◆ **Material**:
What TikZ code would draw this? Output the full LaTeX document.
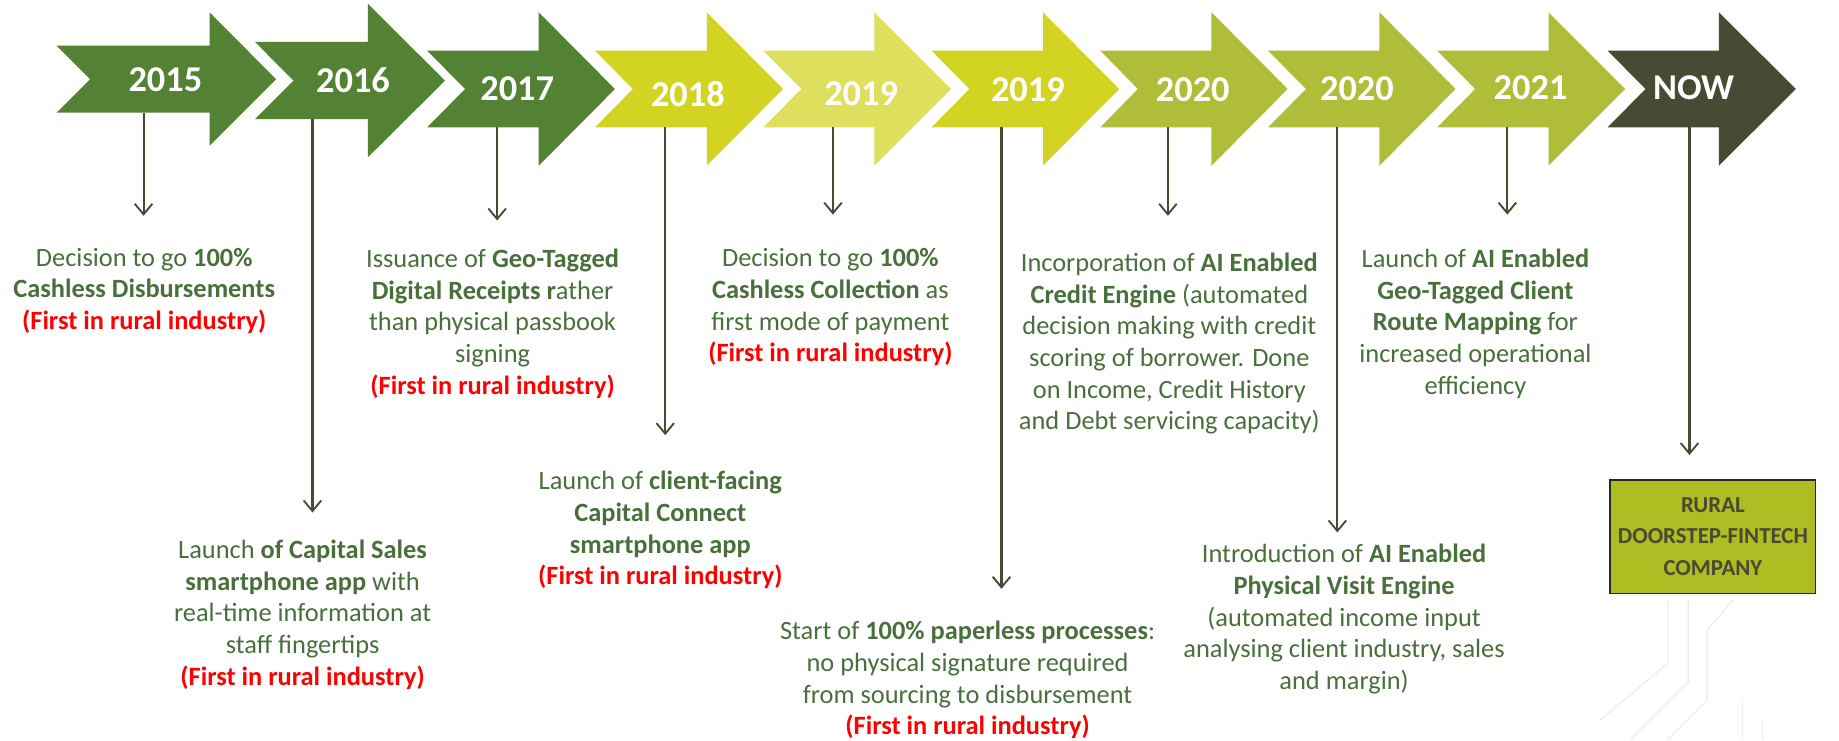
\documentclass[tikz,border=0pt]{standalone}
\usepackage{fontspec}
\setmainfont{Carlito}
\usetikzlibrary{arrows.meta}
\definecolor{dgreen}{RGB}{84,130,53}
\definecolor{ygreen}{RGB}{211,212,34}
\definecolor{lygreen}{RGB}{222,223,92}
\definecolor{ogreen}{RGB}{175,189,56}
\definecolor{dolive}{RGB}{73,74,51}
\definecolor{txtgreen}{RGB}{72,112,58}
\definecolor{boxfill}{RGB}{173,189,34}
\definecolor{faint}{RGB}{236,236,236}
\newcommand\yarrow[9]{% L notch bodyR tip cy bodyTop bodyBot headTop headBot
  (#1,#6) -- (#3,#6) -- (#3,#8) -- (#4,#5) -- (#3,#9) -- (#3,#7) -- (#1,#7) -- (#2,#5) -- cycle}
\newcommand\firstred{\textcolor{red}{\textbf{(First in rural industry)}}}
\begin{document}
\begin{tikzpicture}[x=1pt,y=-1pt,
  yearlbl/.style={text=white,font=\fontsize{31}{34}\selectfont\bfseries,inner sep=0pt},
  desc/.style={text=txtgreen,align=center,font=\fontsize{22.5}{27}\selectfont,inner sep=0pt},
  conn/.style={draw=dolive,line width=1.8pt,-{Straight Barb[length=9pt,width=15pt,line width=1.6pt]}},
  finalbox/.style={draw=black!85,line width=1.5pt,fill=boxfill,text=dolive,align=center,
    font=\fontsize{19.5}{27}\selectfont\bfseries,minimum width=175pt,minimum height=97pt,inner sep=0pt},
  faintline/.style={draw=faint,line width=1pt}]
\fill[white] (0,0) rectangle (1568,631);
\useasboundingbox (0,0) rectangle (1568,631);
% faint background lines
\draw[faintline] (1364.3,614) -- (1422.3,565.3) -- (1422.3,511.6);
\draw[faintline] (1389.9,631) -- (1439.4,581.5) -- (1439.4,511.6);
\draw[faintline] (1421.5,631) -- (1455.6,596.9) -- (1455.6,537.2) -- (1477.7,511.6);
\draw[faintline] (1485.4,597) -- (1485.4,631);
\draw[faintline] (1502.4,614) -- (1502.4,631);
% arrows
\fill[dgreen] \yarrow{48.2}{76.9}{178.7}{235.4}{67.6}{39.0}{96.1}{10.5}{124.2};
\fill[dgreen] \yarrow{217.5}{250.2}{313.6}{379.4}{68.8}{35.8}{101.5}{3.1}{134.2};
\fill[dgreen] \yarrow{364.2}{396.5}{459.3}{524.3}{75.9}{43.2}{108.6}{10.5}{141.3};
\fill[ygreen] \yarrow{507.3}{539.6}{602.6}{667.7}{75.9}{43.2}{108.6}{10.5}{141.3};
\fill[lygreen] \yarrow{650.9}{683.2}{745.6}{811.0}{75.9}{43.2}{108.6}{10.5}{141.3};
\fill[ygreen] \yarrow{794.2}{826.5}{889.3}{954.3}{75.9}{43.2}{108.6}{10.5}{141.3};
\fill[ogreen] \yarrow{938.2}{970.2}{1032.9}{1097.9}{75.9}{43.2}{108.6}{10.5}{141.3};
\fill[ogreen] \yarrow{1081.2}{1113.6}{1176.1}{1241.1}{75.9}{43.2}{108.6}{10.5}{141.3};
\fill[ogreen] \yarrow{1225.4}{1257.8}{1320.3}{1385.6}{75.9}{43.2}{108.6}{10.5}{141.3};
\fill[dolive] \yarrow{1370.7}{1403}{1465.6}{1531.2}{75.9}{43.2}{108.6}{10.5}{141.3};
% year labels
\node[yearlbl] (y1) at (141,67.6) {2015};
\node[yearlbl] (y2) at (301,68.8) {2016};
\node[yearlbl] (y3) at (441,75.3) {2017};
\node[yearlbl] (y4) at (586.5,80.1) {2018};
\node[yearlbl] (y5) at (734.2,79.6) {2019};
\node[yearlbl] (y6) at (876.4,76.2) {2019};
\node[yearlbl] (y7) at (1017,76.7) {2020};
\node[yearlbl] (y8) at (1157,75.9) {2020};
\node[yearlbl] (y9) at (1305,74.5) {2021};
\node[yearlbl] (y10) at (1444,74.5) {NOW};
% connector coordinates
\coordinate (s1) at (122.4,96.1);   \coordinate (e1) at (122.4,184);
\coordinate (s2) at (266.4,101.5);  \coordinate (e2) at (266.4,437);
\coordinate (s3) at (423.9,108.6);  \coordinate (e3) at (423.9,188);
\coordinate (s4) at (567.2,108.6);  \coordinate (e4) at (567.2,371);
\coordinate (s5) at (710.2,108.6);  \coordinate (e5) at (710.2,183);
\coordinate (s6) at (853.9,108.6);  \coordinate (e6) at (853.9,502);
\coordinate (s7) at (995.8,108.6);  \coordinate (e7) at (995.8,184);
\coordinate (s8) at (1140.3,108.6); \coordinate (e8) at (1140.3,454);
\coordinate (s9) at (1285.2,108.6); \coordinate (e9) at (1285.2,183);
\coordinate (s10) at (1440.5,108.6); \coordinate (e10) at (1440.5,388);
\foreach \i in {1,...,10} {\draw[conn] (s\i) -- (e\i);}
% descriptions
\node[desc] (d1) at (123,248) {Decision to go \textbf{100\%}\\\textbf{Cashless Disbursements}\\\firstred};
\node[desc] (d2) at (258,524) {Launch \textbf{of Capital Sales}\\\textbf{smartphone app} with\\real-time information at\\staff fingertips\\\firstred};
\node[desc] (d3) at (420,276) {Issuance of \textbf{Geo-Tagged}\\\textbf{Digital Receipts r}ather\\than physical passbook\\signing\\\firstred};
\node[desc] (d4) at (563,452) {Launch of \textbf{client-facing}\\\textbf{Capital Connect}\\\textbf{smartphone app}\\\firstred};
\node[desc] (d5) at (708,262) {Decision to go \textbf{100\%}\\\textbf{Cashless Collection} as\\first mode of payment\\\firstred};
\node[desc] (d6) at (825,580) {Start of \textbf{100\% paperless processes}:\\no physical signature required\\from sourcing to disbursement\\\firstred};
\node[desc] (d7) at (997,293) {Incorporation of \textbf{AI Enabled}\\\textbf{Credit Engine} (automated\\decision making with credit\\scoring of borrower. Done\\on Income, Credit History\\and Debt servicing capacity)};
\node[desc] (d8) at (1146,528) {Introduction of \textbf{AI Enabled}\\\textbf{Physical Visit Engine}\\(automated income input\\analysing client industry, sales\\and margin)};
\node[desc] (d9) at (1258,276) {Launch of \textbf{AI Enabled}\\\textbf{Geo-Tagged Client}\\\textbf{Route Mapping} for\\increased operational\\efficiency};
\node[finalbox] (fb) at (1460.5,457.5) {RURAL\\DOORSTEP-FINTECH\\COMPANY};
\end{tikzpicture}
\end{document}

◆ **Short problem**: Give back every line exactly as it stands, pictures excluded.

◆ **Output for this task**:
What TikZ code would draw this? Output the full LaTeX document.
\documentclass[tikz,border=0pt]{standalone}
\usepackage{fontspec}
\setmainfont{Carlito}
\usetikzlibrary{arrows.meta}
\definecolor{dgreen}{RGB}{84,130,53}
\definecolor{ygreen}{RGB}{211,212,34}
\definecolor{lygreen}{RGB}{222,223,92}
\definecolor{ogreen}{RGB}{175,189,56}
\definecolor{dolive}{RGB}{73,74,51}
\definecolor{txtgreen}{RGB}{72,112,58}
\definecolor{boxfill}{RGB}{173,189,34}
\definecolor{faint}{RGB}{236,236,236}
\newcommand\yarrow[9]{% L notch bodyR tip cy bodyTop bodyBot headTop headBot
  (#1,#6) -- (#3,#6) -- (#3,#8) -- (#4,#5) -- (#3,#9) -- (#3,#7) -- (#1,#7) -- (#2,#5) -- cycle}
\newcommand\firstred{\textcolor{red}{\textbf{(First in rural industry)}}}
\begin{document}
\begin{tikzpicture}[x=1pt,y=-1pt,
  yearlbl/.style={text=white,font=\fontsize{31}{34}\selectfont\bfseries,inner sep=0pt},
  desc/.style={text=txtgreen,align=center,font=\fontsize{22.5}{27}\selectfont,inner sep=0pt},
  conn/.style={draw=dolive,line width=1.8pt,-{Straight Barb[length=9pt,width=15pt,line width=1.6pt]}},
  finalbox/.style={draw=black!85,line width=1.5pt,fill=boxfill,text=dolive,align=center,
    font=\fontsize{19.5}{27}\selectfont\bfseries,minimum width=175pt,minimum height=97pt,inner sep=0pt},
  faintline/.style={draw=faint,line width=1pt}]
\fill[white] (0,0) rectangle (1568,631);
\useasboundingbox (0,0) rectangle (1568,631);
% faint background lines
\draw[faintline] (1364.3,614) -- (1422.3,565.3) -- (1422.3,511.6);
\draw[faintline] (1389.9,631) -- (1439.4,581.5) -- (1439.4,511.6);
\draw[faintline] (1421.5,631) -- (1455.6,596.9) -- (1455.6,537.2) -- (1477.7,511.6);
\draw[faintline] (1485.4,597) -- (1485.4,631);
\draw[faintline] (1502.4,614) -- (1502.4,631);
% arrows
\fill[dgreen] \yarrow{48.2}{76.9}{178.7}{235.4}{67.6}{39.0}{96.1}{10.5}{124.2};
\fill[dgreen] \yarrow{217.5}{250.2}{313.6}{379.4}{68.8}{35.8}{101.5}{3.1}{134.2};
\fill[dgreen] \yarrow{364.2}{396.5}{459.3}{524.3}{75.9}{43.2}{108.6}{10.5}{141.3};
\fill[ygreen] \yarrow{507.3}{539.6}{602.6}{667.7}{75.9}{43.2}{108.6}{10.5}{141.3};
\fill[lygreen] \yarrow{650.9}{683.2}{745.6}{811.0}{75.9}{43.2}{108.6}{10.5}{141.3};
\fill[ygreen] \yarrow{794.2}{826.5}{889.3}{954.3}{75.9}{43.2}{108.6}{10.5}{141.3};
\fill[ogreen] \yarrow{938.2}{970.2}{1032.9}{1097.9}{75.9}{43.2}{108.6}{10.5}{141.3};
\fill[ogreen] \yarrow{1081.2}{1113.6}{1176.1}{1241.1}{75.9}{43.2}{108.6}{10.5}{141.3};
\fill[ogreen] \yarrow{1225.4}{1257.8}{1320.3}{1385.6}{75.9}{43.2}{108.6}{10.5}{141.3};
\fill[dolive] \yarrow{1370.7}{1403}{1465.6}{1531.2}{75.9}{43.2}{108.6}{10.5}{141.3};
% year labels
\node[yearlbl] (y1) at (141,67.6) {2015};
\node[yearlbl] (y2) at (301,68.8) {2016};
\node[yearlbl] (y3) at (441,75.3) {2017};
\node[yearlbl] (y4) at (586.5,80.1) {2018};
\node[yearlbl] (y5) at (734.2,79.6) {2019};
\node[yearlbl] (y6) at (876.4,76.2) {2019};
\node[yearlbl] (y7) at (1017,76.7) {2020};
\node[yearlbl] (y8) at (1157,75.9) {2020};
\node[yearlbl] (y9) at (1305,74.5) {2021};
\node[yearlbl] (y10) at (1444,74.5) {NOW};
% connector coordinates
\coordinate (s1) at (122.4,96.1);   \coordinate (e1) at (122.4,184);
\coordinate (s2) at (266.4,101.5);  \coordinate (e2) at (266.4,437);
\coordinate (s3) at (423.9,108.6);  \coordinate (e3) at (423.9,188);
\coordinate (s4) at (567.2,108.6);  \coordinate (e4) at (567.2,371);
\coordinate (s5) at (710.2,108.6);  \coordinate (e5) at (710.2,183);
\coordinate (s6) at (853.9,108.6);  \coordinate (e6) at (853.9,502);
\coordinate (s7) at (995.8,108.6);  \coordinate (e7) at (995.8,184);
\coordinate (s8) at (1140.3,108.6); \coordinate (e8) at (1140.3,454);
\coordinate (s9) at (1285.2,108.6); \coordinate (e9) at (1285.2,183);
\coordinate (s10) at (1440.5,108.6); \coordinate (e10) at (1440.5,388);
\foreach \i in {1,...,10} {\draw[conn] (s\i) -- (e\i);}
% descriptions
\node[desc] (d1) at (123,248) {Decision to go \textbf{100\%}\\\textbf{Cashless Disbursements}\\\firstred};
\node[desc] (d2) at (258,524) {Launch \textbf{of Capital Sales}\\\textbf{smartphone app} with\\real-time information at\\staff fingertips\\\firstred};
\node[desc] (d3) at (420,276) {Issuance of \textbf{Geo-Tagged}\\\textbf{Digital Receipts r}ather\\than physical passbook\\signing\\\firstred};
\node[desc] (d4) at (563,452) {Launch of \textbf{client-facing}\\\textbf{Capital Connect}\\\textbf{smartphone app}\\\firstred};
\node[desc] (d5) at (708,262) {Decision to go \textbf{100\%}\\\textbf{Cashless Collection} as\\first mode of payment\\\firstred};
\node[desc] (d6) at (825,580) {Start of \textbf{100\% paperless processes}:\\no physical signature required\\from sourcing to disbursement\\\firstred};
\node[desc] (d7) at (997,293) {Incorporation of \textbf{AI Enabled}\\\textbf{Credit Engine} (automated\\decision making with credit\\scoring of borrower. Done\\on Income, Credit History\\and Debt servicing capacity)};
\node[desc] (d8) at (1146,528) {Introduction of \textbf{AI Enabled}\\\textbf{Physical Visit Engine}\\(automated income input\\analysing client industry, sales\\and margin)};
\node[desc] (d9) at (1258,276) {Launch of \textbf{AI Enabled}\\\textbf{Geo-Tagged Client}\\\textbf{Route Mapping} for\\increased operational\\efficiency};
\node[finalbox] (fb) at (1460.5,457.5) {RURAL\\DOORSTEP-FINTECH\\COMPANY};
\end{tikzpicture}
\end{document}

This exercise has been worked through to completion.